Instruction: Reproduce exactly, with no pictures, each line from the opening of the material down through the line containing "from matplotlib.patches import Rectangle".

Source material:
_ _ _

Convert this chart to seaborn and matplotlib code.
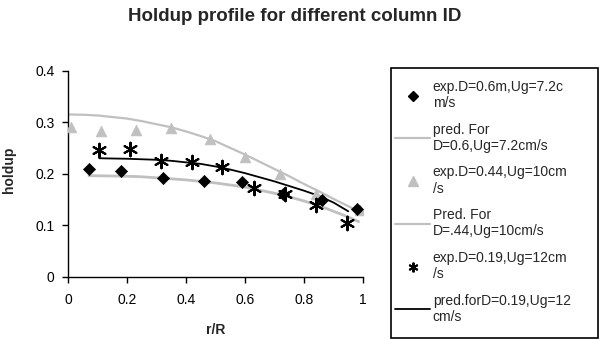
import matplotlib
matplotlib.use("Agg")
import matplotlib.pyplot as plt
import seaborn as sns
import pandas as pd
from matplotlib.lines import Line2D
from matplotlib.patches import Rectangle

# ---- data ----
r_exp06 = [0.07, 0.18, 0.32, 0.46, 0.59, 0.73, 0.86, 0.98]
h_exp06 = [0.209, 0.205, 0.192, 0.186, 0.184, 0.161, 0.148, 0.132]

r_pred06 = [0.07, 0.1, 0.15, 0.2, 0.25, 0.3, 0.35, 0.4, 0.45, 0.5, 0.55, 0.6,
            0.65, 0.7, 0.75, 0.8, 0.85, 0.9, 0.95, 0.985]
h_pred06 = [0.196, 0.196, 0.1955, 0.195, 0.194, 0.192, 0.190, 0.188, 0.185,
            0.182, 0.178, 0.174, 0.168, 0.162, 0.155, 0.147, 0.138, 0.127,
            0.116, 0.107]

r_exp044 = [0.01, 0.11, 0.23, 0.35, 0.48, 0.60, 0.72, 0.84, 0.99]
h_exp044 = [0.290, 0.283, 0.285, 0.288, 0.267, 0.232, 0.199, 0.160, 0.129]

r_pred044 = [0.0, 0.05, 0.1, 0.15, 0.2, 0.25, 0.3, 0.35, 0.4, 0.45, 0.5, 0.55,
             0.6, 0.65, 0.7, 0.75, 0.8, 0.85, 0.9, 0.95, 1.0]
h_pred044 = [0.315, 0.3145, 0.313, 0.310, 0.307, 0.302, 0.296, 0.290, 0.282,
             0.273, 0.263, 0.250, 0.237, 0.223, 0.209, 0.195, 0.180, 0.166,
             0.151, 0.137, 0.122]

r_exp019 = [0.105, 0.21, 0.315, 0.42, 0.52, 0.63, 0.735, 0.84, 0.945]
h_exp019 = [0.246, 0.247, 0.225, 0.222, 0.213, 0.173, 0.161, 0.140, 0.104]

r_pred019 = [0.105, 0.15, 0.2, 0.25, 0.3, 0.35, 0.4, 0.45, 0.5, 0.55, 0.6,
             0.65, 0.7, 0.75, 0.8, 0.85, 0.9, 0.95]
h_pred019 = [0.230, 0.2295, 0.229, 0.228, 0.227, 0.225, 0.222, 0.219, 0.214,
             0.208, 0.201, 0.193, 0.185, 0.176, 0.167, 0.157, 0.144, 0.127]

labels = [
    "exp.D=0.6m,Ug=7.2c\nm/s",
    "pred. For\nD=0.6,Ug=7.2cm/s",
    "exp.D=0.44,Ug=10cm\n/s",
    "Pred. For\nD=.44,Ug=10cm/s",
    "exp.D=0.19,Ug=12cm\n/s",
    "pred.forD=0.19,Ug=12\ncm/s",
]
x_ticks = [0, 0.2, 0.4, 0.6, 0.8, 1]
x_ticklabels = ["0", "0.2", "0.4", "0.6", "0.8", "1"]
y_ticks = [0, 0.1, 0.2, 0.3, 0.4]
y_ticklabels = ["0", "0.1", "0.2", "0.3", "0.4"]

# ---- style ----
sns.set_style("ticks")
plt.rcParams['font.family'] = ['Liberation Sans', 'DejaVu Sans']

GREY = "#c0c0c0"
W, H = 599, 339

fig = plt.figure(figsize=(5.99, 3.39), dpi=100)
ax = fig.add_axes([68.3 / W, 1 - 276.7 / H, (363 - 68.3) / W, (276.7 - 70.7) / H])

df06 = pd.DataFrame({"r": r_exp06, "h": h_exp06})
dp06 = pd.DataFrame({"r": r_pred06, "h": h_pred06})
df044 = pd.DataFrame({"r": r_exp044, "h": h_exp044})
dp044 = pd.DataFrame({"r": r_pred044, "h": h_pred044})
df019 = pd.DataFrame({"r": r_exp019, "h": h_exp019})
dp019 = pd.DataFrame({"r": r_pred019, "h": h_pred019})

sns.lineplot(data=dp044, x="r", y="h", ax=ax, color=GREY, lw=1.6,
             sort=False, estimator=None)
sns.lineplot(data=dp06, x="r", y="h", ax=ax, color=GREY, lw=2.0,
             sort=False, estimator=None)
sns.lineplot(data=dp019, x="r", y="h", ax=ax, color="black", lw=1.3,
             sort=False, estimator=None)

sns.scatterplot(data=df044, x="r", y="h", ax=ax, marker="^", s=60,
                color=GREY, edgecolor=GREY, linewidth=0.5, zorder=3)
sns.scatterplot(data=df06, x="r", y="h", ax=ax, marker="D", s=38,
                color="black", edgecolor="black", linewidth=0.5, zorder=3)
sns.scatterplot(data=df019, x="r", y="h", ax=ax, marker=(6, 2, 0), s=95,
                color="black", edgecolor="black", linewidth=1.5, zorder=4)

ax.set_xlim(0, 1)
ax.set_ylim(0, 0.4)
ax.set_xticks(x_ticks)
ax.set_xticklabels(x_ticklabels)
ax.set_yticks(y_ticks)
ax.set_yticklabels(y_ticklabels)
ax.tick_params(axis="both", labelsize=10, direction="out", length=4,
               width=1, color="black", labelcolor="black")
ax.tick_params(axis="x", pad=8)
ax.tick_params(axis="y", pad=6)
for s in ["left", "bottom"]:
    ax.spines[s].set_color("black")
    ax.spines[s].set_linewidth(1)
sns.despine(ax=ax)
ax.set_xlabel("r/R", fontsize=10, fontweight="bold", labelpad=11)
ax.set_ylabel("holdup", fontsize=10, fontweight="bold")
ax.yaxis.set_label_coords(-0.177, 0.518)

fig.suptitle("Holdup profile for different column ID", fontsize=13.5,
             fontweight="bold", x=0.4925, y=0.975)

handles = [
    Line2D([], [], ls="none", marker="D", ms=5, color="black"),
    Line2D([], [], color=GREY, lw=1.6),
    Line2D([], [], ls="none", marker="^", ms=7, color=GREY),
    Line2D([], [], color=GREY, lw=1.6),
    Line2D([], [], ls="none", marker=(6, 2, 0), ms=7, mew=1.4, color="black"),
    Line2D([], [], color="black", lw=1.3),
]
leg = fig.legend(handles, labels, loc="upper left",
                 bbox_to_anchor=(395 / W, 1 - 80 / H),
                 fontsize=10, frameon=False,
                 handlelength=2.52, handletextpad=0.2,
                 labelspacing=0.9, borderpad=0, borderaxespad=0)

frame = Rectangle((391 / W, 1 - 338 / H), (598 - 391) / W, (338 - 68) / H,
                  transform=fig.transFigure, fill=False, edgecolor="black",
                  linewidth=1.2)
fig.patches.append(frame)

fig.savefig("out.png", dpi=100)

_ _ _

Finished task:
Convert this chart to seaborn and matplotlib code.
import matplotlib
matplotlib.use("Agg")
import matplotlib.pyplot as plt
import seaborn as sns
import pandas as pd
from matplotlib.lines import Line2D
from matplotlib.patches import Rectangle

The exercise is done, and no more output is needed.